Data la bellicosità dei presupposti, la manifestazione non poteva che essere inaugurata da Ignazio Benito La Russa, accolto da una grande ovazione. Lui ha esortato i fratellini a non lasciarsi impressionare dall’apparente mutazione di pelle in cui si sta esercitando il post-neofascismo, perché la sostanza è sempre quella: «La fiamma nel cuore, questo è l’importante». Li ha poi esortati a prendersi la gioia di vedere come «alla sinistra rode da morire perché uno con la nostra storia diventa presidente del Senato».
Ma checché ne pensino tutti, «il merito di Berlusconi non è stato quello di sdoganarci, ma di permettere che gli italiani ci sdoganassero. Questo centrodestra non è il lascito del Cavaliere, perché lui voleva un centrodestra a trazione Berlusconi e invece questo è a trazione Giorgia Meloni. In questa evoluzione c’è una naturale paura di snaturarsi, però Giorgia Meloni non è cambiata, è quella di sempre».
Ma pure qui, fra tanta seriosità sovranista, non è mancata una nota ridanciana, fornita dalla ministra meloniana che, prima di diventare Suor Eugenia Roccella, nella sua precedente vita era la radicale e femminista che qui vediamo nella foto.

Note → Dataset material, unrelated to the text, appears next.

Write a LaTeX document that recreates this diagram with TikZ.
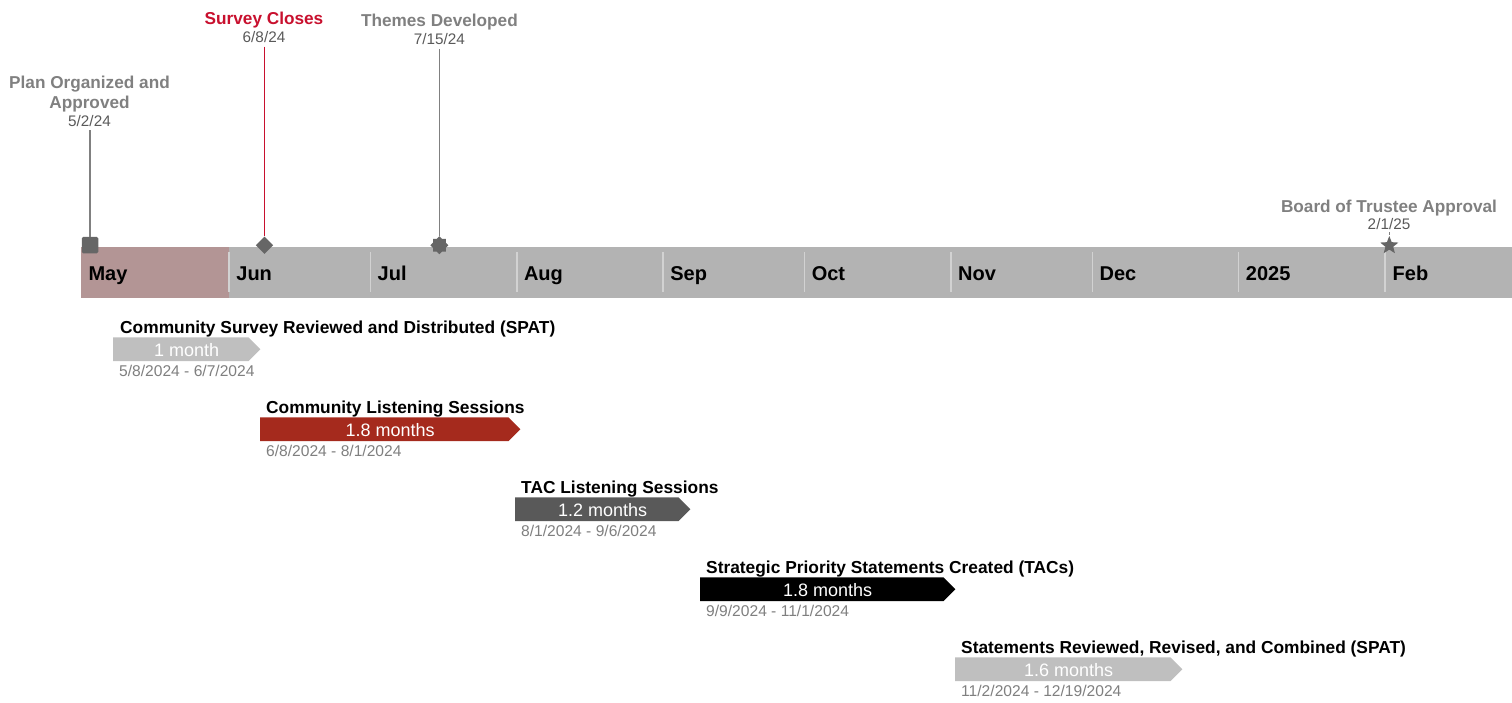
\documentclass[tikz,border=0pt]{standalone}
\usepackage{fontspec}
\setmainfont{Liberation Sans}
\usetikzlibrary{shapes.geometric}
\definecolor{bargray}{HTML}{B3B3B3}
\definecolor{mayred}{HTML}{B39595}
\definecolor{sepgray}{HTML}{D2D2D2}
\definecolor{markgray}{HTML}{666666}
\definecolor{msgray}{HTML}{808080}
\definecolor{msdategray}{HTML}{595959}
\definecolor{msred}{HTML}{C8102E}
\definecolor{lightbar}{HTML}{BFBFBF}
\definecolor{redbar}{HTML}{A52A1D}
\definecolor{darkbar}{HTML}{595959}
\definecolor{rangegray}{HTML}{7F7F7F}
\begin{document}
\begin{tikzpicture}[x=1pt,y=-1pt,
  mstitle/.style={font=\fontsize{17.2}{20}\selectfont\bfseries, text=msgray, inner sep=0pt, anchor=base},
  msdate/.style={font=\fontsize{15.3}{18}\selectfont, text=msdategray, inner sep=0pt, anchor=base},
  monthlbl/.style={font=\fontsize{20}{24}\selectfont\bfseries, text=black, inner sep=0pt, anchor=base west},
  tasktitle/.style={font=\fontsize{17.35}{20}\selectfont\bfseries, text=black, inner sep=0pt, anchor=base west},
  taskdate/.style={font=\fontsize{15.6}{18}\selectfont, text=rangegray, inner sep=0pt, anchor=base west},
  barbody/.style={rectangle, inner sep=0pt, minimum height=23.4pt, anchor=north west},
  bartext/.style={font=\fontsize{18}{21}\selectfont, text=white, inner sep=0pt, anchor=base},
  sepline/.style={draw=sepgray, line width=1.5pt},
  msline/.style={draw=msgray, line width=1.5pt},
  marker/.style={fill=markgray, inner sep=0pt},
]
\useasboundingbox (0,0) rectangle (1512,702);

% timeline bar
\fill[bargray] (80.7,246.7) rectangle (1512,297.7);
\fill[mayred] (80.7,246.7) rectangle (229,297.7);
\foreach \x in {229,370.5,516.8,663.1,804.6,950.9,1092.4,1238.7,1385}
  \draw[sepline] (\x,252) -- (\x,292);
\node[monthlbl] (mmay) at (88.3,280) {May};
\node[monthlbl] (mjun) at (236.2,280) {Jun};
\node[monthlbl] (mjul) at (377.5,280) {Jul};
\node[monthlbl] (maug) at (523.8,280) {Aug};
\node[monthlbl] (msep) at (670.1,280) {Sep};
\node[monthlbl] (moct) at (811.6,280) {Oct};
\node[monthlbl] (mnov) at (957.9,280) {Nov};
\node[monthlbl] (mdec) at (1099.4,280) {Dec};
\node[monthlbl] (m2025) at (1245.7,280) {2025};
\node[monthlbl] (mfeb) at (1392.5,280) {Feb};

% milestones
\node[mstitle] (plant1) at (89.5,88.8) {Plan Organized and};
\node[mstitle] (plant2) at (89.5,108.5) {Approved};
\node[msdate] (pland) at (89.5,126.4) {5/2/24};
\node[marker, rectangle, rounded corners=1.5pt, minimum size=16.5pt] (planm) at (90,245.2) {};
\draw[msline] ([yshift=-3.6pt]pland.base -| planm.north) -- (planm.north);

\node[mstitle, text=msred] (survt) at (264,24.8) {Survey Closes};
\node[msdate] (survd) at (264,42.7) {6/8/24};
\node[marker, diamond, minimum width=17.5pt, minimum height=17.5pt] (survm) at (264.5,245.2) {};
\draw[msline, draw=msred] ([yshift=-3.8pt]survd.base -| survm.north) -- (survm.north);

\node[mstitle] (themt) at (439.4,26.9) {Themes Developed};
\node[msdate] (themd) at (439.4,44.8) {7/15/24};
\node[marker, star, star points=8, star point ratio=1.3, minimum size=18pt] (themm) at (439.4,245.2) {};
\draw[msline] ([yshift=-4pt]themd.base -| themm.north) -- (themm.north);

\node[mstitle] (boardt) at (1389,212.3) {Board of Trustee Approval};
\node[msdate] (boardd) at (1389,229.3) {2/1/25};
\node[marker, star, star points=5, star point ratio=2.3, minimum size=19pt] (boardm) at (1389.3,245.5) {};
\draw[msline, line width=1pt] ([yshift=-3pt]boardd.base -| boardm.north) -- (boardm.north);

% tasks
\node[tasktitle] (t1) at (120,333) {Community Survey Reviewed and Distributed (SPAT)};
\node[barbody, minimum width=135pt] (b1) at (113,337.3) {};
\fill[lightbar] (b1.north west) -- (b1.north east) -- ([xshift=12pt]b1.east) -- (b1.south east) -- (b1.south west) -- cycle;
\node[bartext] (b1t) at ([xshift=6pt,yshift=-6.8pt]b1.center) {1 month};
\node[taskdate] (d1) at (119,376) {5/8/2024 - 6/7/2024};

\node[tasktitle] (t2) at (266,413) {Community Listening Sessions};
\node[barbody, minimum width=248pt] (b2) at (260,417.3) {};
\fill[redbar] (b2.north west) -- (b2.north east) -- ([xshift=12pt]b2.east) -- (b2.south east) -- (b2.south west) -- cycle;
\node[bartext] (b2t) at ([xshift=6pt,yshift=-6.8pt]b2.center) {1.8 months};
\node[taskdate] (d2) at (266,456) {6/8/2024 - 8/1/2024};

\node[tasktitle] (t3) at (521,493) {TAC Listening Sessions};
\node[barbody, minimum width=163pt] (b3) at (515,497.3) {};
\fill[darkbar] (b3.north west) -- (b3.north east) -- ([xshift=12pt]b3.east) -- (b3.south east) -- (b3.south west) -- cycle;
\node[bartext] (b3t) at ([xshift=6pt,yshift=-6.8pt]b3.center) {1.2 months};
\node[taskdate] (d3) at (521,536) {8/1/2024 - 9/6/2024};

\node[tasktitle] (t4) at (706,573) {Strategic Priority Statements Created (TACs)};
\node[barbody, minimum width=243pt] (b4) at (700,577.3) {};
\fill[black] (b4.north west) -- (b4.north east) -- ([xshift=12pt]b4.east) -- (b4.south east) -- (b4.south west) -- cycle;
\node[bartext] (b4t) at ([xshift=6pt,yshift=-6.8pt]b4.center) {1.8 months};
\node[taskdate] (d4) at (706,616) {9/9/2024 - 11/1/2024};

\node[tasktitle] (t5) at (961,653) {Statements Reviewed, Revised, and Combined (SPAT)};
\node[barbody, minimum width=215pt] (b5) at (955,657.3) {};
\fill[lightbar] (b5.north west) -- (b5.north east) -- ([xshift=12pt]b5.east) -- (b5.south east) -- (b5.south west) -- cycle;
\node[bartext] (b5t) at ([xshift=6pt,yshift=-6.8pt]b5.center) {1.6 months};
\node[taskdate] (d5) at (961,696) {11/2/2024 - 12/19/2024};
\end{tikzpicture}
\end{document}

All’inizio ha usato pure lei espressioni ostili all’immigrazione («non si può pensare di appaltare a paesi terzi la vitalità che si guadagna attraverso il fare figli»), con l’evidente retropensiero che i figli nati in Italia da chi è immigrato non potranno mai essere considerati italiani. Dopodiché s’è scagliata contro «questo tentativo di appaiare i nomi che si danno ai bambini a quelli dei cani e dei gatti. É il sintomo di un desiderio, di un bisogno affettivo di affettività, di famiglia, che però viene trasferito sugli animali».
Evidentemente Suor Eugenia è a conoscenza di una diffusa abitudine a dialoghi di coppia in cui lei propone: “Che ve diresti, caro, se facessimo un figlio e lo chiamassimo Giorgio?” E lui risponde: “Scusa, ma allora prendiamo un cagnolino e diamogli quel nome. Così non dobbiamo aspettare nove mesi”.
Pure io ho un gatto con un nome umano: Primo, con diminutivo vezzeggiativo Pri. Anche se a lui manca la parola e a me la capacità di miagolare, abbiamo un’intesa felice, corroborata dalle coccole che ci facciamo vicendevolmente le due o tre volte in cui viene ogni notte a svegliarmi. Però a questo punto sono un po’ preoccupato. Vista l’aria che tira, è infatti prevedibile che uno di questi giorni comincino ad arrivare a casa gli ispettori governativi, a controllare che siano rispettate certe prescrizioni ministeriali. I primi saranno sicuramente quelli mandati dal Ministro della Sovranità Alimentare, il Lollobrigida cognato, per smascherare e punire le famiglie in cui ci si cibi scimmiottando il lunch tipico della “perfida Albione”.
Ma chi mi dice che subito dopo non arrivino pure i “guardiani della beata famiglia”. inviati da Suor Eugenia Roccella? Il loro mandato consisterà essenzialmente nel controllare che ogni famiglia sia dotata esclusivamente di un padre e di una madre regolarmente coniugati, oltreché di almeno due figlioli, ovviamente battezzati. Fin qui non avrei niente da temere, ma chi mi dice che poi, presi dalla voglia di strafare, gli ispettori non mi chiedano pure il certificato veterinario del gatto, dal quale si evince senza ombra di dubbio che lui è stato iscritto all’anagrafe felina con un nome proprio di persona?